### GIVEN DATA
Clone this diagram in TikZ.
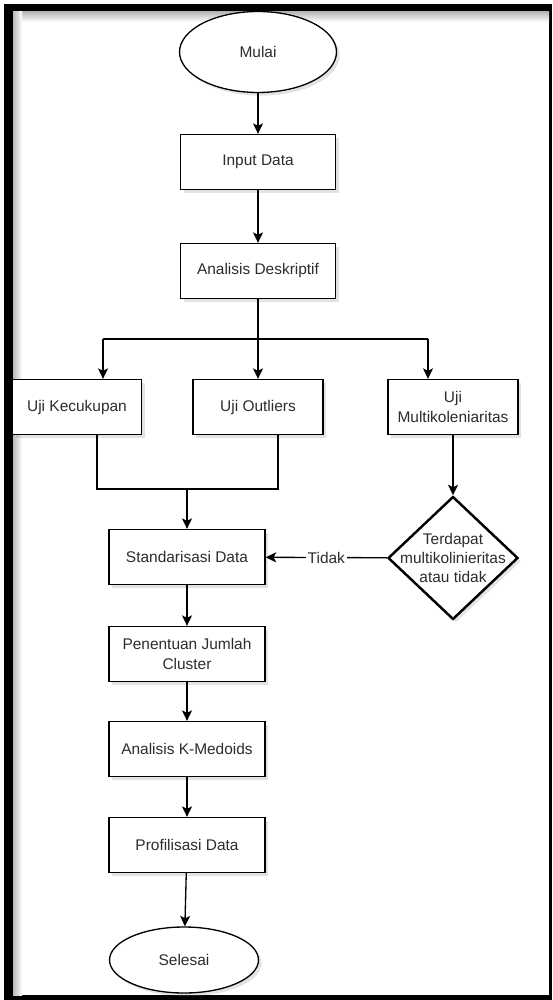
\documentclass[tikz,border=0pt]{standalone}
\usepackage{fontspec}
\setmainfont{Liberation Sans}
\usepackage{tikz}
\usetikzlibrary{arrows.meta,positioning,calc,shapes.geometric,shadows}
\usepackage{xcolor}
\definecolor{txtgray}{RGB}{45,45,45}

\begin{document}
\begin{tikzpicture}[x=0.02cm,y=-0.02cm,
  every node/.style={font=\fontsize{8.8}{11}\selectfont,text=txtgray},
  shd/.style={drop shadow={shadow xshift=1.8pt,shadow yshift=-1.8pt,opacity=.22}},
  box/.style={draw,line width=0.75pt,fill=white,shd,align=center,
    minimum width=3.1cm,minimum height=1.1cm,inner sep=1pt},
  term/.style={draw,ellipse,line width=0.75pt,fill=white,shd,inner sep=0pt},
  dec/.style={draw,diamond,line width=1.4pt,fill=white,shd,inner sep=0pt,
    minimum width=2.6cm,minimum height=2.46cm},
  arr/.style={line width=0.75pt,-{Stealth[length=2.1mm,width=2mm,inset=0.5mm]}},
  ln/.style={line width=0.75pt},
  lbl/.style={fill=white,inner sep=1pt}]
\useasboundingbox (0,0) rectangle (552,1000);
\fill (4,4) rectangle (552,1000);
\fill[white] (13,12) rectangle (549,995);
\shade[top color=gray!55,bottom color=white] (13,12) rectangle (549,22);
\shade[left color=gray!55,right color=white] (13,12) rectangle (22,995);

\node[term,minimum width=3.14cm,minimum height=1.62cm] (mulai) at (258,52) {Mulai};
\node[box] (input) at (258,162) {Input Data};
\node[box] (ad) at (258,271) {Analisis Deskriptif};
\node[box,minimum width=2.58cm] (uk) at (77,407) {Uji Kecukupan};
\node[box,minimum width=2.6cm] (uo) at (258,407) {Uji Outliers};
\node[box,minimum width=2.6cm] (um) at (453,407) {Uji\\Multikoleniaritas};
\node[dec,label={[align=center,font=\fontsize{8.8}{10.6}\selectfont]center:Terdapat\\multikolinieritas\\atau tidak}] (dc) at (453,558) {};
\node[box,minimum width=3.12cm] (sd) at (187,557) {Standarisasi Data};
\node[box,minimum width=3.12cm] (pj) at (187,654) {Penentuan Jumlah\\Cluster};
\node[box,minimum width=3.12cm] (ak) at (187,749) {Analisis K-Medoids};
\node[box,minimum width=3.12cm] (pf) at (187,845) {Profilisasi Data};
\node[term,minimum width=2.98cm,minimum height=1.32cm] (selesai) at (184,960) {Selesai};

\coordinate (bl) at (103,339);
\coordinate (br) at (428,339);
\coordinate (mg) at (187,489);

\draw[arr] (mulai) -- (input);
\draw[arr] (input) -- (ad);
\draw[arr] (ad) -- (uo);
\draw[ln] (bl) -- (br);
\draw[arr] (bl) -- (bl |- uk.north);
\draw[arr] (br) -- (br |- um.north);
\draw[ln] ([xshift=0.4cm]uk.south) |- ([xshift=0.4cm]uo.south |- mg) -- ([xshift=0.4cm]uo.south);
\draw[arr] (mg) -- (sd);
\draw[arr] (um) -- (dc);
\draw[arr] (dc) -- node[lbl] (tidak) {Tidak} (sd);
\draw[arr] (sd) -- (pj);
\draw[arr] (pj) -- (ak);
\draw[arr] (ak) -- (pf);
\draw[arr] (pf) -- (selesai);
\end{tikzpicture}
\end{document}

### WORK TO COMPLETE
Make an exact reproduction of the listing above, without any pictures.

### EXPECTED ANSWER
Clone this diagram in TikZ.
\documentclass[tikz,border=0pt]{standalone}
\usepackage{fontspec}
\setmainfont{Liberation Sans}
\usepackage{tikz}
\usetikzlibrary{arrows.meta,positioning,calc,shapes.geometric,shadows}
\usepackage{xcolor}
\definecolor{txtgray}{RGB}{45,45,45}

\begin{document}
\begin{tikzpicture}[x=0.02cm,y=-0.02cm,
  every node/.style={font=\fontsize{8.8}{11}\selectfont,text=txtgray},
  shd/.style={drop shadow={shadow xshift=1.8pt,shadow yshift=-1.8pt,opacity=.22}},
  box/.style={draw,line width=0.75pt,fill=white,shd,align=center,
    minimum width=3.1cm,minimum height=1.1cm,inner sep=1pt},
  term/.style={draw,ellipse,line width=0.75pt,fill=white,shd,inner sep=0pt},
  dec/.style={draw,diamond,line width=1.4pt,fill=white,shd,inner sep=0pt,
    minimum width=2.6cm,minimum height=2.46cm},
  arr/.style={line width=0.75pt,-{Stealth[length=2.1mm,width=2mm,inset=0.5mm]}},
  ln/.style={line width=0.75pt},
  lbl/.style={fill=white,inner sep=1pt}]
\useasboundingbox (0,0) rectangle (552,1000);
\fill (4,4) rectangle (552,1000);
\fill[white] (13,12) rectangle (549,995);
\shade[top color=gray!55,bottom color=white] (13,12) rectangle (549,22);
\shade[left color=gray!55,right color=white] (13,12) rectangle (22,995);

\node[term,minimum width=3.14cm,minimum height=1.62cm] (mulai) at (258,52) {Mulai};
\node[box] (input) at (258,162) {Input Data};
\node[box] (ad) at (258,271) {Analisis Deskriptif};
\node[box,minimum width=2.58cm] (uk) at (77,407) {Uji Kecukupan};
\node[box,minimum width=2.6cm] (uo) at (258,407) {Uji Outliers};
\node[box,minimum width=2.6cm] (um) at (453,407) {Uji\\Multikoleniaritas};
\node[dec,label={[align=center,font=\fontsize{8.8}{10.6}\selectfont]center:Terdapat\\multikolinieritas\\atau tidak}] (dc) at (453,558) {};
\node[box,minimum width=3.12cm] (sd) at (187,557) {Standarisasi Data};
\node[box,minimum width=3.12cm] (pj) at (187,654) {Penentuan Jumlah\\Cluster};
\node[box,minimum width=3.12cm] (ak) at (187,749) {Analisis K-Medoids};
\node[box,minimum width=3.12cm] (pf) at (187,845) {Profilisasi Data};
\node[term,minimum width=2.98cm,minimum height=1.32cm] (selesai) at (184,960) {Selesai};

\coordinate (bl) at (103,339);
\coordinate (br) at (428,339);
\coordinate (mg) at (187,489);

\draw[arr] (mulai) -- (input);
\draw[arr] (input) -- (ad);
\draw[arr] (ad) -- (uo);
\draw[ln] (bl) -- (br);
\draw[arr] (bl) -- (bl |- uk.north);
\draw[arr] (br) -- (br |- um.north);
\draw[ln] ([xshift=0.4cm]uk.south) |- ([xshift=0.4cm]uo.south |- mg) -- ([xshift=0.4cm]uo.south);
\draw[arr] (mg) -- (sd);
\draw[arr] (um) -- (dc);
\draw[arr] (dc) -- node[lbl] (tidak) {Tidak} (sd);
\draw[arr] (sd) -- (pj);
\draw[arr] (pj) -- (ak);
\draw[arr] (ak) -- (pf);
\draw[arr] (pf) -- (selesai);
\end{tikzpicture}
\end{document}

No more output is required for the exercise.